## Supplied records
## begin

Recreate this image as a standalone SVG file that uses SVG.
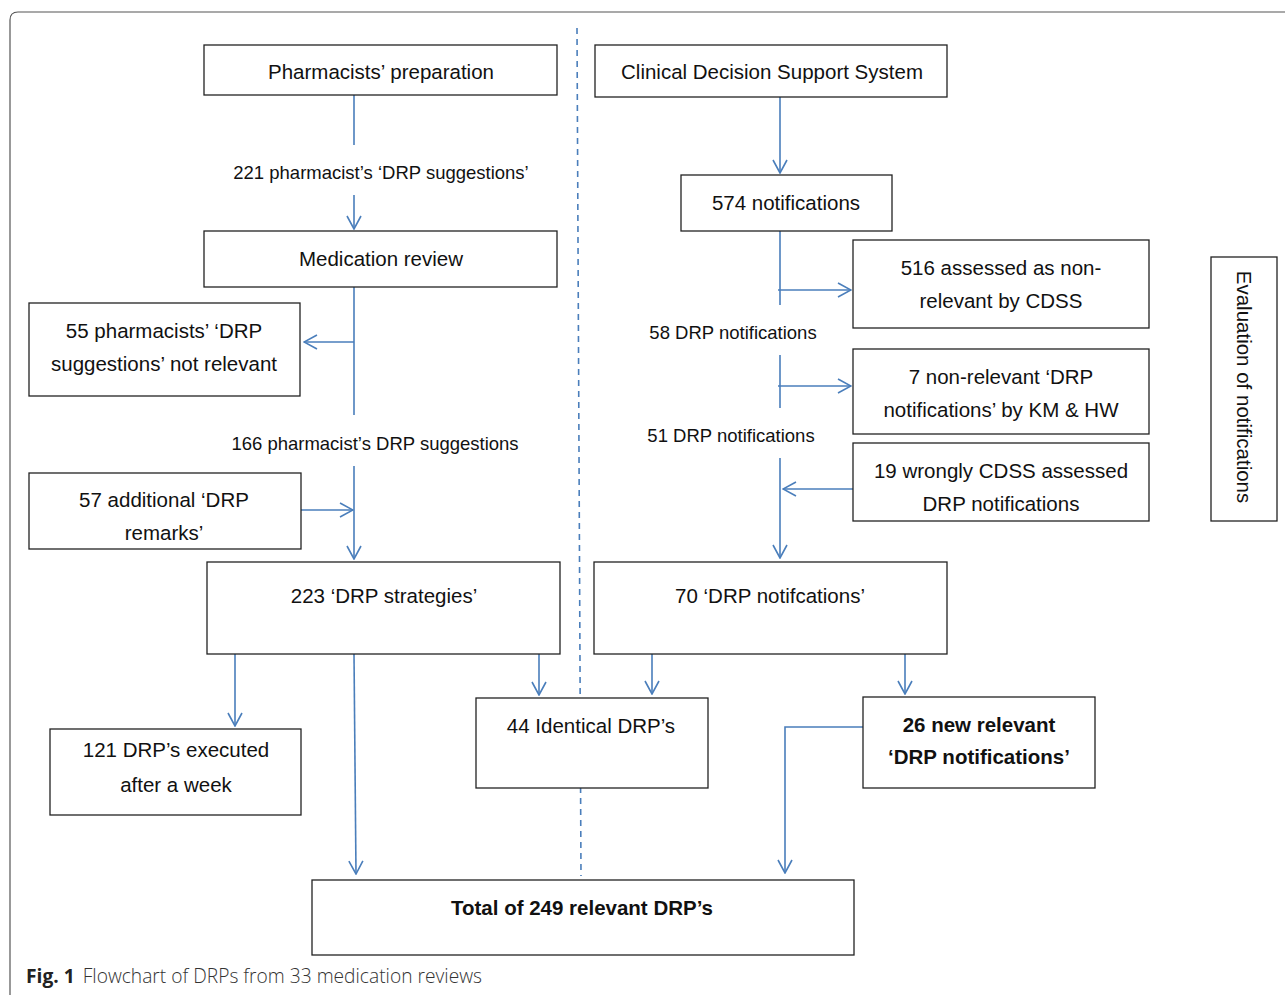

## end
## begin

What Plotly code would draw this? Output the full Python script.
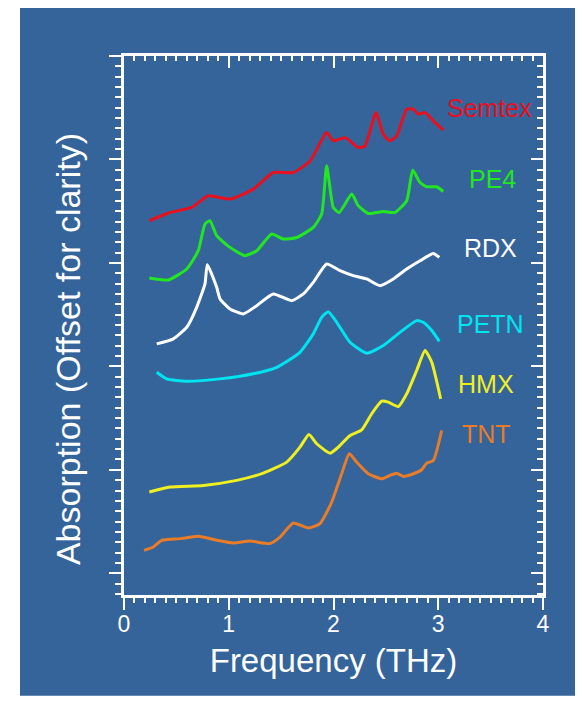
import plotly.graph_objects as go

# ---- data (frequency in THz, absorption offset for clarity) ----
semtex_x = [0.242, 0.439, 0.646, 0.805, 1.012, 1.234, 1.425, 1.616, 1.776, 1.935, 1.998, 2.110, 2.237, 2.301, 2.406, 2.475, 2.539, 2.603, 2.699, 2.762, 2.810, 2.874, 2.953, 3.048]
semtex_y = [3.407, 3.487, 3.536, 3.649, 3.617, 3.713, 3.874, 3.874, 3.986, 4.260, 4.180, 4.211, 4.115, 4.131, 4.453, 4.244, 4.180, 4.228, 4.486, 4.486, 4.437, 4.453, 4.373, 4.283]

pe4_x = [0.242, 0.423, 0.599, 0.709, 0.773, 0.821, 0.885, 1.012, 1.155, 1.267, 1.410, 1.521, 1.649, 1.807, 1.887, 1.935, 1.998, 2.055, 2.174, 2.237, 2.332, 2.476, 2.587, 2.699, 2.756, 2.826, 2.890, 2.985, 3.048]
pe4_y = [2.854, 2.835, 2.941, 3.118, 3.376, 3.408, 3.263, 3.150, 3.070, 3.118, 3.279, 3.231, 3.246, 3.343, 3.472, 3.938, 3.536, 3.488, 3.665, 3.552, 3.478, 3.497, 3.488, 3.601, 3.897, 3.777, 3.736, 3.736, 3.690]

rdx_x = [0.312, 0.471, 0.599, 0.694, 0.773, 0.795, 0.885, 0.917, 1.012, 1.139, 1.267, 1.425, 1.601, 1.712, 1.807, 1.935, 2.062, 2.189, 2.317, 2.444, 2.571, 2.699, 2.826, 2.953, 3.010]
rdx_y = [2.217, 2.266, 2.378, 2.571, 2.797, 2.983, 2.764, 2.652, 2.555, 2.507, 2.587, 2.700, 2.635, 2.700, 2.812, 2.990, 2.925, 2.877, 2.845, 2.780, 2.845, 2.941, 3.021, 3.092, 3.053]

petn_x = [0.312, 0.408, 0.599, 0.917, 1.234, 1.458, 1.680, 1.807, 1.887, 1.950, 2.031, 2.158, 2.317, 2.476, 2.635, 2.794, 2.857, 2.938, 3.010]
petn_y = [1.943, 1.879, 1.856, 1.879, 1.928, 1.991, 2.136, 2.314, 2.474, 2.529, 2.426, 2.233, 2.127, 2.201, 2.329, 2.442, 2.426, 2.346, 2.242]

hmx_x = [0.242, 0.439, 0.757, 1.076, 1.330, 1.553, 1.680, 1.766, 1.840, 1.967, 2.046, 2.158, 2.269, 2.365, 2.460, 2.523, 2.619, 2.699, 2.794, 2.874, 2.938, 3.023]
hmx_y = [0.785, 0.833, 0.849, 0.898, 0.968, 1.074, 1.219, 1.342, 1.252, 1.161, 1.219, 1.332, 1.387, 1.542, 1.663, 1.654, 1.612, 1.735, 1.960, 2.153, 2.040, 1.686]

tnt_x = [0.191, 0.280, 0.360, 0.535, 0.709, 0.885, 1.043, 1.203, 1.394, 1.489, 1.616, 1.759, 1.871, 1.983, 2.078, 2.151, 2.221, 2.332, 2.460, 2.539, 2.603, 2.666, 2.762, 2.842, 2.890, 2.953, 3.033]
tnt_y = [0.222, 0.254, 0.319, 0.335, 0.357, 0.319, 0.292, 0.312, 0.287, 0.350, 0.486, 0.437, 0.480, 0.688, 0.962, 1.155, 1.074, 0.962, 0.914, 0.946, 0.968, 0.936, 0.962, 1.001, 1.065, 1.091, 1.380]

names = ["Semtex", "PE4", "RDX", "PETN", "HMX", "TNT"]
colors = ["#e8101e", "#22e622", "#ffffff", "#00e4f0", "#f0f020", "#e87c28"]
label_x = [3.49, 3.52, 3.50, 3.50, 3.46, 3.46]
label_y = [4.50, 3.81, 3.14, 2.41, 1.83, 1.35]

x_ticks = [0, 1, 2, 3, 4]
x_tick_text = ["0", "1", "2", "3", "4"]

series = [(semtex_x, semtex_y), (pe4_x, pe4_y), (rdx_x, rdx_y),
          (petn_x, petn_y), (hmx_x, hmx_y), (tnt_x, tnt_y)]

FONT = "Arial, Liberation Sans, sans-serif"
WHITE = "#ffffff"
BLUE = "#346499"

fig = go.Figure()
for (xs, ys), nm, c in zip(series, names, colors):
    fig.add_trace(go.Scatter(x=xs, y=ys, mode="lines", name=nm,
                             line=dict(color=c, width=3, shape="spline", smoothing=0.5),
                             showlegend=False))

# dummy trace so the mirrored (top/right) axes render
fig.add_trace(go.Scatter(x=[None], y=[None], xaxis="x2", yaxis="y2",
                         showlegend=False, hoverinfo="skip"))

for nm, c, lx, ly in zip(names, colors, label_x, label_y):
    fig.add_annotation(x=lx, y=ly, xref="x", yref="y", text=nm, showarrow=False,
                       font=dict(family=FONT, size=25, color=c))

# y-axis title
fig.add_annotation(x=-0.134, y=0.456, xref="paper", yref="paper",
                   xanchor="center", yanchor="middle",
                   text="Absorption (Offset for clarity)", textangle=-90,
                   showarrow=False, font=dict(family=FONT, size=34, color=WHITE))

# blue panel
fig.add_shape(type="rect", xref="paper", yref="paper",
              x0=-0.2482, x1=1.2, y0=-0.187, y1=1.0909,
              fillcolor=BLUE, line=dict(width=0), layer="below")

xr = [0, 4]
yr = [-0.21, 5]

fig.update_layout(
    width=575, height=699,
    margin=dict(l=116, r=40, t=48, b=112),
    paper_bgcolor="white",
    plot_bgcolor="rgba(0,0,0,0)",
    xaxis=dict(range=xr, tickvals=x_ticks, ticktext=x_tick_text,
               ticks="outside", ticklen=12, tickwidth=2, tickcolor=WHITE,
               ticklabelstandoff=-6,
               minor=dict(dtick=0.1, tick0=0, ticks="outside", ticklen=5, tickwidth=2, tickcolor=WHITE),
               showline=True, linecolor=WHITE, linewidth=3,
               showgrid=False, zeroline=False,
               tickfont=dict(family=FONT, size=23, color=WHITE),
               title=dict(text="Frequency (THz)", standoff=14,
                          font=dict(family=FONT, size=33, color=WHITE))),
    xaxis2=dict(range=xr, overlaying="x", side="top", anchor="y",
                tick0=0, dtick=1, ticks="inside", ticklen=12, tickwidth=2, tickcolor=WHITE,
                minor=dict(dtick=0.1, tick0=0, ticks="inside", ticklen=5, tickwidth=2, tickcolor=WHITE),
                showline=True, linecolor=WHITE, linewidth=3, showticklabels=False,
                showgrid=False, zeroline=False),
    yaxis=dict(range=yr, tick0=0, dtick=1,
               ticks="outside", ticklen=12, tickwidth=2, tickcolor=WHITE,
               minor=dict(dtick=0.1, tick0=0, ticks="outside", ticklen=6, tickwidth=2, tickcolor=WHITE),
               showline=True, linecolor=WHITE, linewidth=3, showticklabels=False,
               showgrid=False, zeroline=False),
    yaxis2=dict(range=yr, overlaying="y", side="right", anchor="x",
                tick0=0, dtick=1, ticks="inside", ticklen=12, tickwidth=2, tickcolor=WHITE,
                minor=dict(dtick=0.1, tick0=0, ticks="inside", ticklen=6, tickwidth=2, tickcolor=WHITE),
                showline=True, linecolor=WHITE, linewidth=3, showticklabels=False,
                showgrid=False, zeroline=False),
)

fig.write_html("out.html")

## end

## What you have to do
Repeat only the lines from the one holding "What Plotly code" to the one holding "2.426, 2.346, 2.242]", both ends included, and drop the images.

## Result for this task
What Plotly code would draw this? Output the full Python script.
import plotly.graph_objects as go

# ---- data (frequency in THz, absorption offset for clarity) ----
semtex_x = [0.242, 0.439, 0.646, 0.805, 1.012, 1.234, 1.425, 1.616, 1.776, 1.935, 1.998, 2.110, 2.237, 2.301, 2.406, 2.475, 2.539, 2.603, 2.699, 2.762, 2.810, 2.874, 2.953, 3.048]
semtex_y = [3.407, 3.487, 3.536, 3.649, 3.617, 3.713, 3.874, 3.874, 3.986, 4.260, 4.180, 4.211, 4.115, 4.131, 4.453, 4.244, 4.180, 4.228, 4.486, 4.486, 4.437, 4.453, 4.373, 4.283]

pe4_x = [0.242, 0.423, 0.599, 0.709, 0.773, 0.821, 0.885, 1.012, 1.155, 1.267, 1.410, 1.521, 1.649, 1.807, 1.887, 1.935, 1.998, 2.055, 2.174, 2.237, 2.332, 2.476, 2.587, 2.699, 2.756, 2.826, 2.890, 2.985, 3.048]
pe4_y = [2.854, 2.835, 2.941, 3.118, 3.376, 3.408, 3.263, 3.150, 3.070, 3.118, 3.279, 3.231, 3.246, 3.343, 3.472, 3.938, 3.536, 3.488, 3.665, 3.552, 3.478, 3.497, 3.488, 3.601, 3.897, 3.777, 3.736, 3.736, 3.690]

rdx_x = [0.312, 0.471, 0.599, 0.694, 0.773, 0.795, 0.885, 0.917, 1.012, 1.139, 1.267, 1.425, 1.601, 1.712, 1.807, 1.935, 2.062, 2.189, 2.317, 2.444, 2.571, 2.699, 2.826, 2.953, 3.010]
rdx_y = [2.217, 2.266, 2.378, 2.571, 2.797, 2.983, 2.764, 2.652, 2.555, 2.507, 2.587, 2.700, 2.635, 2.700, 2.812, 2.990, 2.925, 2.877, 2.845, 2.780, 2.845, 2.941, 3.021, 3.092, 3.053]

petn_x = [0.312, 0.408, 0.599, 0.917, 1.234, 1.458, 1.680, 1.807, 1.887, 1.950, 2.031, 2.158, 2.317, 2.476, 2.635, 2.794, 2.857, 2.938, 3.010]
petn_y = [1.943, 1.879, 1.856, 1.879, 1.928, 1.991, 2.136, 2.314, 2.474, 2.529, 2.426, 2.233, 2.127, 2.201, 2.329, 2.442, 2.426, 2.346, 2.242]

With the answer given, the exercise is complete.